En Algérie, la demande en pommes de terre augmente et sa consommation atteint annuellement 100 kilos par habitant. La production locale est handicapée par le manque de semences.
Chaque année, il faut 450.000 tonnes de semences. Elles sont chères et parfois de qualité douteuse. Aussi, les services agricoles locaux se sont lancés dans la production de vitro-plants, des pommes de terre cultivées dans des tubes de verre. Une technologie aujourd’hui maîtrisée en Algérie.
En matière de pomme de terre, les consommateurs algériens scrutent attentivement la mercuriale. Sur les étals des marchés, les prix de ce produit de large consommation sont en moyenne de 60 DA le kilo, mais il peut parfois atteindre 140 DA comme en mars 2022.
En novembre dernier, excédé par l’insistance d’un journaliste semblant contester ses propos, Abdelhafid Henni, alors ministre de l’Agriculture et du Développement rural, lui avait répondu : « Si vous achetez votre pomme de terre à 100 DA, alors changez de quartier ! »
C’est à la mi-janvier que Youcef Cherfa, le nouveau ministre de l’Agriculture, a visité les laboratoires d’Agrodev. Installée à Guellal (Sétif) depuis 2017, cette filiale du groupe public Gvapro a pour mission d’approvisionner le marché local en semences.
Dans les laboratoires et serres visitées par le ministre, des dizaines de milliers de plants de pomme de terre sont cultivés dans des tubes puis repiqués sous serre.

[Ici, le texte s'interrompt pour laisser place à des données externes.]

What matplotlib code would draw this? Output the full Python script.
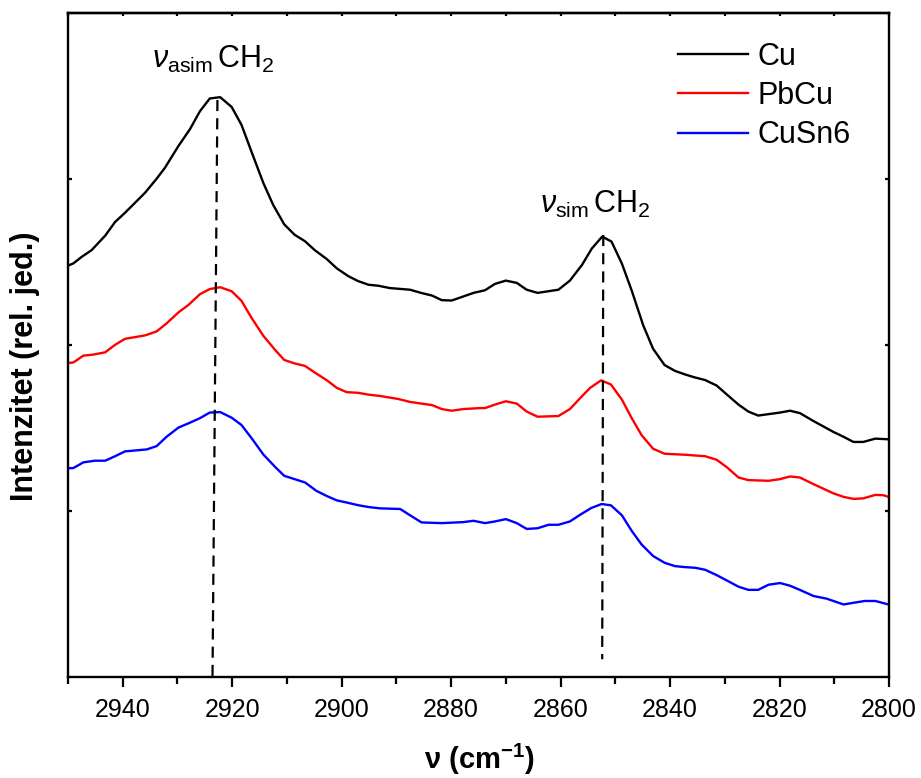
import matplotlib
matplotlib.use("Agg")
import matplotlib.pyplot as plt
from matplotlib.ticker import MultipleLocator, FixedLocator

plt.rcParams['font.family'] = ['Liberation Sans', 'DejaVu Sans']
plt.rcParams['mathtext.fontset'] = 'custom'
plt.rcParams['mathtext.rm'] = 'Liberation Sans'
plt.rcParams['mathtext.it'] = 'Liberation Sans:italic'
plt.rcParams['mathtext.bf'] = 'Liberation Sans:bold'

# ---------------- data ----------------
cu_x = [2950.0, 2949.0, 2947.5, 2945.7, 2943.2, 2941.4, 2939.6, 2935.9, 2933.8, 2932.3,
        2929.8, 2927.7, 2925.9, 2924.1, 2922.2, 2920.1, 2918.3, 2916.4, 2914.3, 2912.5,
        2910.5, 2908.6, 2906.7, 2904.9, 2902.7, 2900.9, 2898.8, 2897.0, 2895.1, 2893.3,
        2891.2, 2887.5, 2885.4, 2883.5, 2881.7, 2879.9, 2877.8, 2875.9, 2873.8, 2872.0,
        2870.0, 2868.0, 2866.2, 2864.2, 2860.4, 2858.3, 2856.1, 2854.3, 2852.4, 2850.7,
        2848.8, 2847.0, 2844.9, 2843.1, 2841.0, 2839.1, 2837.3, 2835.4, 2833.6, 2831.5,
        2829.6, 2827.5, 2825.7, 2823.9, 2819.9, 2818.1, 2816.3, 2813.8, 2810.2, 2808.3,
        2806.5, 2804.7, 2802.5, 2800.1]
cu_y = [2.478, 2.492, 2.531, 2.571, 2.659, 2.741, 2.796, 2.918, 3.002, 3.067,
        3.200, 3.301, 3.408, 3.485, 3.493, 3.434, 3.326, 3.158, 2.975, 2.843,
        2.727, 2.664, 2.625, 2.571, 2.517, 2.462, 2.415, 2.385, 2.363, 2.357,
        2.343, 2.333, 2.313, 2.298, 2.270, 2.268, 2.292, 2.314, 2.330, 2.368,
        2.388, 2.374, 2.333, 2.314, 2.333, 2.388, 2.482, 2.581, 2.653, 2.623,
        2.490, 2.327, 2.118, 1.977, 1.879, 1.844, 1.823, 1.804, 1.789, 1.756,
        1.701, 1.641, 1.599, 1.575, 1.593, 1.604, 1.590, 1.542, 1.477, 1.447,
        1.416, 1.416, 1.436, 1.432]

pbcu_x = [2950.0, 2949.0, 2947.2, 2945.4, 2943.2, 2941.4, 2939.6, 2935.9, 2933.8, 2932.0,
          2929.8, 2928.0, 2925.9, 2924.1, 2922.2, 2920.1, 2918.3, 2916.4, 2914.3, 2912.2,
          2910.5, 2908.6, 2906.7, 2904.9, 2902.7, 2900.9, 2899.1, 2897.0, 2895.1, 2893.0,
          2889.7, 2887.5, 2885.4, 2883.5, 2881.7, 2879.9, 2877.8, 2874.7, 2873.8, 2872.0,
          2870.0, 2868.0, 2866.2, 2864.2, 2860.4, 2858.3, 2856.4, 2854.6, 2852.6, 2850.8,
          2848.8, 2847.0, 2845.2, 2843.1, 2841.0, 2837.3, 2833.6, 2831.5, 2829.6, 2827.5,
          2825.7, 2822.0, 2819.9, 2818.1, 2816.3, 2813.8, 2810.2, 2808.3, 2806.5, 2804.7,
          2802.5, 2801.0, 2800.1]
pbcu_y = [1.891, 1.895, 1.936, 1.942, 1.956, 2.001, 2.037, 2.058, 2.082, 2.130,
          2.197, 2.241, 2.306, 2.337, 2.348, 2.324, 2.266, 2.160, 2.055, 1.972,
          1.910, 1.889, 1.874, 1.834, 1.787, 1.742, 1.716, 1.712, 1.701, 1.693,
          1.675, 1.657, 1.647, 1.638, 1.614, 1.604, 1.614, 1.620, 1.620, 1.641,
          1.661, 1.647, 1.599, 1.568, 1.572, 1.614, 1.681, 1.742, 1.787, 1.762,
          1.671, 1.559, 1.457, 1.375, 1.345, 1.339, 1.330, 1.309, 1.263, 1.202,
          1.186, 1.182, 1.192, 1.208, 1.202, 1.162, 1.107, 1.085, 1.073, 1.076,
          1.097, 1.095, 1.085]

cusn6_x = [2950.0, 2949.0, 2947.2, 2945.1, 2943.2, 2941.4, 2939.6, 2935.6, 2933.8, 2932.0,
           2929.8, 2928.0, 2925.9, 2924.1, 2922.2, 2920.1, 2918.3, 2916.4, 2914.3, 2912.2,
           2910.5, 2908.6, 2906.7, 2904.6, 2902.7, 2900.9, 2898.8, 2897.0, 2895.1, 2893.0,
           2889.3, 2887.5, 2885.4, 2881.7, 2877.8, 2875.9, 2873.8, 2872.0, 2870.0, 2868.0,
           2866.2, 2864.2, 2862.2, 2860.4, 2858.3, 2856.4, 2854.4, 2852.5, 2850.8, 2848.8,
           2847.0, 2845.2, 2843.1, 2841.0, 2839.1, 2837.3, 2835.4, 2833.6, 2831.5, 2829.6,
           2827.5, 2825.7, 2823.9, 2822.0, 2819.9, 2818.1, 2816.3, 2813.8, 2811.4, 2808.3,
           2806.5, 2804.4, 2802.5, 2800.1]
cusn6_y = [1.257, 1.259, 1.293, 1.303, 1.303, 1.330, 1.359, 1.371, 1.391, 1.447,
           1.503, 1.528, 1.559, 1.593, 1.596, 1.562, 1.518, 1.436, 1.340, 1.267,
           1.212, 1.192, 1.172, 1.121, 1.090, 1.064, 1.049, 1.035, 1.024, 1.016,
           1.012, 0.974, 0.931, 0.927, 0.933, 0.941, 0.927, 0.937, 0.951, 0.927,
           0.892, 0.896, 0.917, 0.917, 0.937, 0.978, 1.018, 1.042, 1.034, 0.974,
           0.880, 0.798, 0.729, 0.688, 0.668, 0.662, 0.658, 0.646, 0.614, 0.581,
           0.544, 0.525, 0.525, 0.556, 0.566, 0.550, 0.525, 0.488, 0.472, 0.437,
           0.447, 0.458, 0.458, 0.437]

series_labels = ["Cu", "PbCu", "CuSn6"]
series_colors = ["black", "#ff0000", "#0000ff"]

# marker lines for the CH2 bands
asim_line_x = [2922.7, 2923.6]
asim_line_y = [3.476, 0.0]
sim_line_x = [2852.2, 2852.4]
sim_line_y = [2.663, 0.107]

x_ticks = [2940, 2920, 2900, 2880, 2860, 2840, 2820, 2800]
y_ticks = [1, 2, 3]

# ---------------- figure ----------------
fig = plt.figure(figsize=(9.21, 7.78), dpi=100)
ax = fig.add_axes([68 / 921, 1 - 677 / 778, (889 - 68) / 921, (677 - 13) / 778])

for xs, ys, lab, col in zip([cu_x, pbcu_x, cusn6_x], [cu_y, pbcu_y, cusn6_y],
                            series_labels, series_colors):
    ax.plot(xs, ys, color=col, lw=1.7, label=lab)

ax.plot(asim_line_x, asim_line_y, color='black', lw=1.6, dashes=(5, 3.2))
ax.plot(sim_line_x, sim_line_y, color='black', lw=1.6, dashes=(5, 3.2))

ax.set_xlim(2950, 2800)
ax.set_ylim(0, 4)

for s in ax.spines.values():
    s.set_linewidth(1.7)

ax.xaxis.set_major_locator(FixedLocator(x_ticks))
ax.xaxis.set_minor_locator(MultipleLocator(10))
ax.yaxis.set_major_locator(FixedLocator(y_ticks))
ax.tick_params(axis='x', which='major', direction='out', length=7, width=1.6,
               labelsize=18, pad=8, top=False)
ax.tick_params(axis='x', which='minor', direction='out', length=5, width=1.6, top=False)
ax.tick_params(axis='y', which='major', direction='in', length=3, width=1.6,
               left=True, right=True, labelleft=False)

# inward ticks on top spine
axt = ax.secondary_xaxis('top')
axt.xaxis.set_major_locator(FixedLocator(x_ticks))
axt.xaxis.set_minor_locator(MultipleLocator(10))
axt.tick_params(which='both', direction='in', length=2.5, width=1.6, labeltop=False)
axt.spines['top'].set_linewidth(1.7)

# annotations
ax.text(2923.5, 3.669, r'$\nu_{\mathrm{asim}}\,\mathrm{CH}_2$', fontsize=22,
        ha='center', va='baseline')
ax.text(2853.6, 2.795, r'$\nu_{\mathrm{sim}}\,\mathrm{CH}_2$', fontsize=22,
        ha='center', va='baseline')

leg = ax.legend(loc='upper left', bbox_to_anchor=(678 / 921, 1 - 42 / 778),
                bbox_transform=fig.transFigure, frameon=False, fontsize=22,
                handlelength=2.3, handletextpad=0.3, labelspacing=0.3,
                borderpad=0, borderaxespad=0)

fig.text(25 / 921, 1 - 366 / 778, 'Intenzitet (rel. jed.)', rotation=90,
         fontsize=22, fontweight='bold', ha='center', va='center')
fig.text(479 / 921, 1 / 778, r'$\mathbf{\nu}$ $\mathbf{(cm^{-1})}$',
         fontsize=21, ha='center', va='bottom')

fig.savefig('out.png', dpi=100)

À l’abri des pucerons potentiellement vecteurs de maladies, ces minuscules plants permettent la production de minitubercules. Replantés à leur tour, ceux-ci assureront les futures semences tant recherchées par les agriculteurs.
Des semences de pomme de terre trop chères
Les agriculteurs se préoccupent du prix du kilo de semences. Un prix qui est passé ces derniers mois de 80 DA à 120 puis à 180 DA. À ce tarif-là, des agriculteurs se plaignent de montants prohibitifs et indiquent que planter des pommes de terre n’est plus rémunérateur, d’autant plus qu’il leur faut tenir compte du coût des engrais et de la main d’œuvre.
Le poste semences représente la part la plus élevée de leurs charges. À Aïn Defla, région connue pour sa production de pomme de terre, des agriculteurs s’alarment du coût des semences.
Abdelaziz témoignait en 2023 à Ennahar Tv : « Avec ces charges, à combien vais-je devoir vendre ma récolte ? » D’un air décidé, il ajoute : « Je ne vais rien planter, j’ai préparé la terre, mais à ce prix, je ne peux pas planter de pommes de terre ».
Une situation suivie de près par les services agricoles et notamment par Mustapha Belhanini, le directeur général de Gvapro. Lors de la mise en route des installations de Guellal, il déclarait qu’il était possible d’en produire au prix de 50 DA.
Des perspectives prometteuses
La production locale a déjà permis une réduction des importations. Celles-ci atteignent encore 120.000 à 150.000 tonnes pour une valeur de 90 à 100 millions de dollars.
Sur son site Internet, Gvapro indique : « Depuis l’année 2019, l’Algérie n’importe que 20 % en semences de pomme de terre, le reste est produit localement avec des moyens entièrement algériens. »
Pour Nacera Traboulssi, la directrice d’Agrodev, le passage des capacités actuelles de production de 800.000 mini-tubercules à 1,5 million permettrait à l’Algérie une autosuffisance en la matière. Lors de sa visite, le ministre a demandé que soient utilisées les capacités des fermes pilotes.
Reste la question des royalties. À Guellal, la production de semences est réalisée à partir du matériel génétique appartenant à des entreprises hollandaises et françaises.
Ce sont les obtenteurs des variétés Spunta et Désirée, des cultivars très recherchés par les agriculteurs. Mustapha Belhanini confiait récemment au quotidien Horizons : « Il y a un petit handicap concernant les variétés protégées par des brevets qu’on ne peut produire chez nous qu’en payant des royalties ».
Une alternative est proposée par le laboratoire de l’Institut national de la recherche agronomique (Inra) de Sebaïne (Tiaret), celle de la production de variétés locales.
Une sélection possible en utilisant du matériel génétique fourni dans le cadre de la coopération avec des organismes internationaux. Déjà à Sebaïne, Ahmed Zebar, le directeur du laboratoire, revendique l’inscription au catalogue national de 12 variétés de pomme de terre.